I just wanted to be sure of the right value.
I have 4 LEDs hooked up to a 3904 transistor. Each LED is lit at 3V, 20mA - I figure the LED resistance is 150Ω while lit - I guess. Series resistor 120Ω. Source is 15 volts. Load to the 3904 collector is therefore [120Ω resistor + (4*150Ω LEDs)] = 720Ω?

So, my base resistor is RB = 0.2 × RL × hFE , about 30k? (hFE is about 200)
Right?

Transistor Circuits

Thanks!

R2-D2 said:

I just wanted to be sure of the right value.
I have 4 LEDs hooked up to a 3904 transistor. Each LED is lit at 3V, 20mA - I figure the LED resistance is 150Ω while lit - I guess. Series resistor 120Ω. Source is 15 volts. Load to the 3904 collector is therefore [120Ω resistor + (4*150Ω LEDs)] = 720Ω?

So, my base resistor is RB = 0.2 × RL × hFE , about 30k? (hFE is about 200)
Right?

Click to expand...

No, you're not trying to use the transistor as a linear amplifier, only as a switch - you want the transistor to be switched hard on, so use a much lower value - 1K should be fine.

Thanks Nigel.
Yes, I am using it as a switching transistor from a 555 timer circuit.

Then why not just connect the LEDs directly to the output of the 555 which can supply up to 200mA?

Hero999 said:

Then why not just connect the LEDs directly to the output of the 555 which can supply up to 200mA?

Click to expand...

Oops, I didn't look at the circuit right. Rather, the LEDs are connected to an OR gate output (4071).

Then it needs a transistor.

Please post the schematic, as it's CMOS, you might not even need a base resistor, especially if the supply voltage is low and the output isn't connected to anything else.

schematic posted

Hero999 said:

Please post the schematic, as it's CMOS, you might not even need a base resistor, especially if the supply voltage is low and the output isn't connected to anything else.

Click to expand...

Part of the circuit...

Please post the whole circuit.

You might be able to save an IC by using diodes for the OR gate.

What's the supply voltage to the logic gate?
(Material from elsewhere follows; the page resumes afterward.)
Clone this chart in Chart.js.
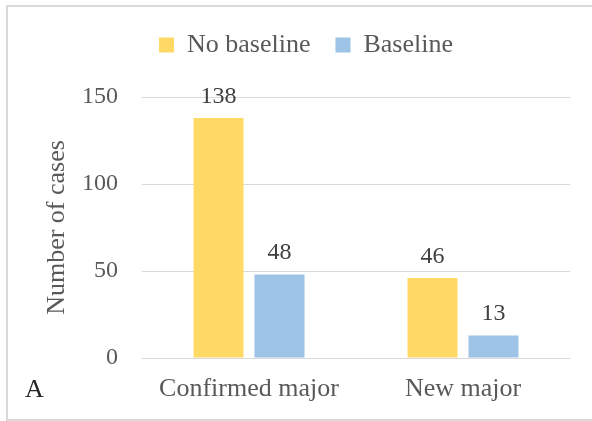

The schematic shows one of sixteen of those branches of LEDs. That's why I'm using four of 4071 OR gate CMOS chips (with sixteen transistors). The interconnections between outputs of the dual timer circuits into the OR gate inputs is a bit complex. I am applying 15 volts to all 4071 and the 556 timer.

I built one branch (as shown in schematic) on a breadboard with the timer circuit and tested it without a resistor to the 3904 transistor base. To my surprise, the transistor did not get hot without its base resistor. Then I added 1K.....then 10K to its base and LEDs were just as bright, no change in their intensity. Any higher than about 10K to its base then the LEDs begin to get dimmer. I think this is because there's more voltage drop across the transistor (C-E) as its base resistance increases which allows less voltage across their corresponding LEDs. I might just go with a 1K - seems to work fine.

Why people insistis in explaining the circuit instead of showing it? A recurrent thing in all forums.

You can remove the OR gate ICs and replace them with cheaper diode gates.

Yes, I'll do that. Definitely cheaper. Thanks for that idea and schematic.

Except I made a mistake with the value of the base, resistor, it should've been 10k.

Thanks Hero999!